What can we do with this database that we couldn't with traditional scholarship or with our original approach to corpus-mining? The most obvious benefits are those of scale. Computer excel at repetitive tasks like searching through massively large piles of data. They are not, however, very good at making interpretive decisions about literary texts. This approach tries to harness the first and compensate for the second. Even before running the data through analytic software and clustering programs, the benefits of scale should be obvious. No scholar working on any topic can read more than a miniscule chunk of an existing corpus. Thus, simply letting a "trained" algorithm pick out texts that might be good candidates for inclusion has its advantages.
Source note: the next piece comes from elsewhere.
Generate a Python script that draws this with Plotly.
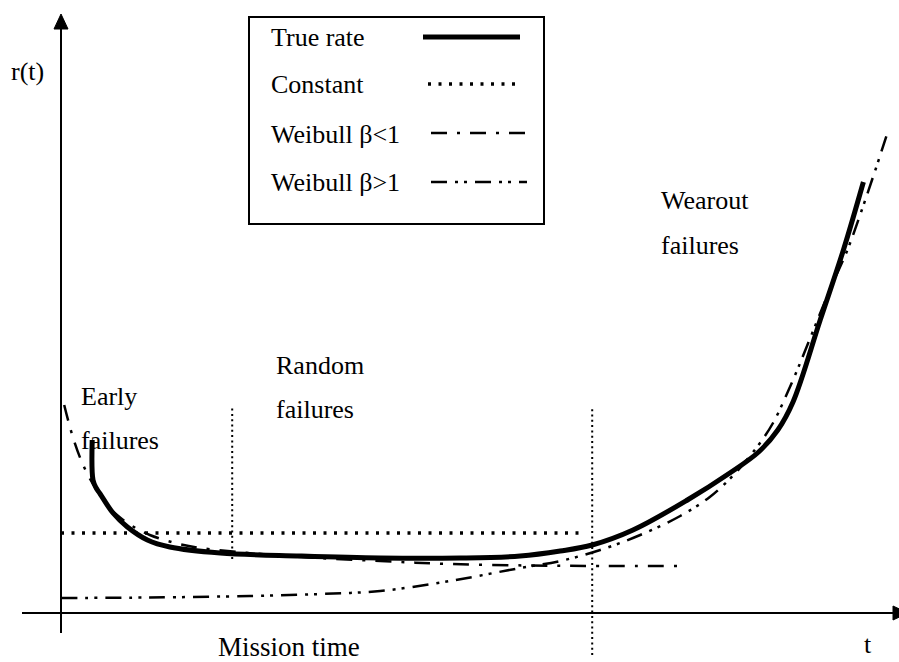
import plotly.graph_objects as go

W, H = 899, 662

# ---- data: bathtub hazard rate curves (t in arbitrary time units, r in arbitrary rate units)
true_t = [0.39, 0.40, 0.44, 0.49, 0.65, 0.83, 1.08, 1.36, 1.99, 2.99, 3.99, 4.99, 5.74,
          6.24, 6.64, 7.15, 7.83, 8.36, 8.72, 8.96, 9.15, 9.49, 9.78, 10.03]
true_r = [3.46, 2.66, 2.50, 2.38, 2.00, 1.72, 1.46, 1.32, 1.20, 1.14, 1.10, 1.10, 1.14,
          1.24, 1.36, 1.66, 2.26, 2.80, 3.22, 3.66, 4.22, 5.86, 7.26, 8.62]

const_t = [0.0, 6.55]
const_r = [1.6, 1.6]

wb_lo_t = [0.04, 0.14, 0.24, 0.33, 0.43, 0.55, 0.70, 0.89, 1.11, 1.43, 1.74, 2.36,
           2.99, 3.99, 4.86, 5.86, 6.74, 7.70]
wb_lo_r = [4.16, 3.56, 3.10, 2.78, 2.50, 2.22, 1.96, 1.74, 1.56, 1.40, 1.30, 1.20,
           1.12, 1.04, 0.98, 0.95, 0.94, 0.94]

wb_hi_t = [0.0, 1.11, 2.36, 3.24, 3.99, 4.86, 5.74, 6.24, 6.74, 7.24, 7.74, 8.11,
           8.43, 8.70, 8.90, 9.15, 9.34, 9.61, 9.83, 10.01, 10.20, 10.33]
wb_hi_r = [0.30, 0.31, 0.34, 0.38, 0.44, 0.64, 0.90, 1.04, 1.26, 1.56, 1.94, 2.32,
           2.80, 3.32, 3.80, 4.66, 5.40, 6.46, 7.26, 8.06, 8.96, 9.60]

# phase boundaries (early | random | wearout)
boundary_t = [2.14, 6.64]
boundary_top = [4.1, 4.1]
boundary_bottom = [1.08, -0.84]

series_names = ["True rate", "Constant", "Weibull \u03b2<1", "Weibull \u03b2>1"]
phase_labels = [("Early", "failures"), ("Random", "failures"), ("Wearout", "failures")]

FONT = "Liberation Serif"
FS = 26
BLACK = "#000000"

DASH_LO = "16px,10px,3px,10px"
DASH_HI = "16px,8px,3px,6px,3px,8px"
DASH_DOT = "3px,7.5px"

# plot frame: 80 px per t unit, 50 px per r unit, origin at (61, 613)
X0, XS, Y0, YS = 61, 80.0, 613, 50.0
x_range = [-X0 / XS, (W - X0) / XS]
y_range = [(Y0 - H) / YS, Y0 / YS]


def px(x):
    return x / W


def py(y):
    return 1 - y / H


fig = go.Figure()

fig.add_trace(go.Scatter(x=wb_hi_t, y=wb_hi_r, mode="lines", name=series_names[3],
                         line=dict(color=BLACK, width=2.5, dash=DASH_HI, shape="spline", smoothing=1)))
fig.add_trace(go.Scatter(x=wb_lo_t, y=wb_lo_r, mode="lines", name=series_names[2],
                         line=dict(color=BLACK, width=2.5, dash=DASH_LO, shape="spline", smoothing=1)))
fig.add_trace(go.Scatter(x=const_t, y=const_r, mode="lines", name=series_names[1],
                         line=dict(color=BLACK, width=3.5, dash=DASH_DOT)))
fig.add_trace(go.Scatter(x=true_t, y=true_r, mode="lines", name=series_names[0],
                         line=dict(color=BLACK, width=5, shape="spline", smoothing=1)))

# phase boundary markers
for bt, top, bot in zip(boundary_t, boundary_top, boundary_bottom):
    fig.add_trace(go.Scatter(x=[bt, bt], y=[bot, top], mode="lines",
                             line=dict(color=BLACK, width=2, dash="2px,3.3px")))

# axes with arrowheads
x_start, x_end = (22 - X0) / XS, (893 - X0) / XS
y_start, y_end = (Y0 - 633) / YS, (Y0 - 29) / YS
fig.add_trace(go.Scatter(x=[x_start, x_end], y=[0, 0], mode="lines",
                         line=dict(color=BLACK, width=2)))
fig.add_trace(go.Scatter(x=[0, 0], y=[y_start, y_end], mode="lines",
                         line=dict(color=BLACK, width=2)))
hw_t, hw_r = 7 / XS, 7 / YS
tip_x = (908 - X0) / XS
tip_y = (Y0 - 14) / YS
fig.add_trace(go.Scatter(x=[x_end, tip_x, x_end, x_end], y=[hw_r, 0, -hw_r, hw_r],
                         mode="lines", fill="toself", fillcolor=BLACK,
                         line=dict(color=BLACK, width=1)))
fig.add_trace(go.Scatter(x=[-hw_t, 0, hw_t, -hw_t], y=[y_end, tip_y, y_end, y_end],
                         mode="lines", fill="toself", fillcolor=BLACK,
                         line=dict(color=BLACK, width=1)))

shapes = []
annotations = []


def label(text, x, y, xanchor="left", yanchor="middle", size=FS):
    annotations.append(dict(text=text, x=px(x), y=py(y), xref="paper", yref="paper",
                            xanchor=xanchor, yanchor=yanchor, showarrow=False,
                            font=dict(family=FONT, size=size, color=BLACK)))


label("r(t)", 9, 72)
phase_pos = [(79, 397), (274, 366), (659, 201)]
for (first, second), (lx, ly) in zip(phase_labels, phase_pos):
    label(first, lx, ly)
    label(second, lx, ly + 44)
label("Mission time", 289, 647, xanchor="center", size=27)
label("t", 868, 644, xanchor="center")

# legend box with samples placed to the right of the text
shapes.append(dict(type="rect", xref="paper", yref="paper",
                   x0=px(249), x1=px(544), y0=py(17), y1=py(224),
                   line=dict(color=BLACK, width=2), fillcolor="white", layer="above"))
leg_y = [38, 85, 134, 183]
leg_styles = [dict(width=5, dash="solid"), dict(width=3.5, dash=DASH_DOT),
              dict(width=2.5, dash=DASH_LO), dict(width=2.5, dash=DASH_HI)]
leg_x = [(423, 520), (428, 520), (431, 527), (431, 527)]
for name, yy, st, (xa, xb) in zip(series_names, leg_y, leg_styles, leg_x):
    label(name, 269, yy)
    shapes.append(dict(type="line", xref="paper", yref="paper",
                       x0=px(xa), x1=px(xb), y0=py(yy - 1), y1=py(yy - 1),
                       line=dict(color=BLACK, **st), layer="above"))

fig.update_layout(
    width=W, height=H, margin=dict(l=0, r=0, t=0, b=0),
    paper_bgcolor="white", plot_bgcolor="white", showlegend=False,
    xaxis=dict(range=x_range, visible=False, fixedrange=True),
    yaxis=dict(range=y_range, visible=False, fixedrange=True),
    shapes=shapes, annotations=annotations,
)

fig.write_html("out.html")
A quick routine can bring up the texts within the corpus with the highest relative frequencies of the core terms, potentially identifying little known texts of relevance to the project.

In terms of further computational analysis, the possibilities opened up with a highly focused subset of the original corpus are immense. Existing techniques such as those implemented in the current MONK workbench can be applied more effectively. Other traditional methods like supervised clustering that depend on meta-data can be expected to be more effectively deployed with such highly focused data. Statistically, the expectation of better results would be justified by the simple elimination of "noise" from the mined data by the repeated "training" sessions. However, in terms of literary scholarship, I believe the main benefit of such an approach would come from the way it integrates itself with the normal processes of literary analysis. It would allow us to avoid sending our digital research assistant off into the data mines with a pickaxe and a shovel where an archeologist's brush and trowel might be more appropriate.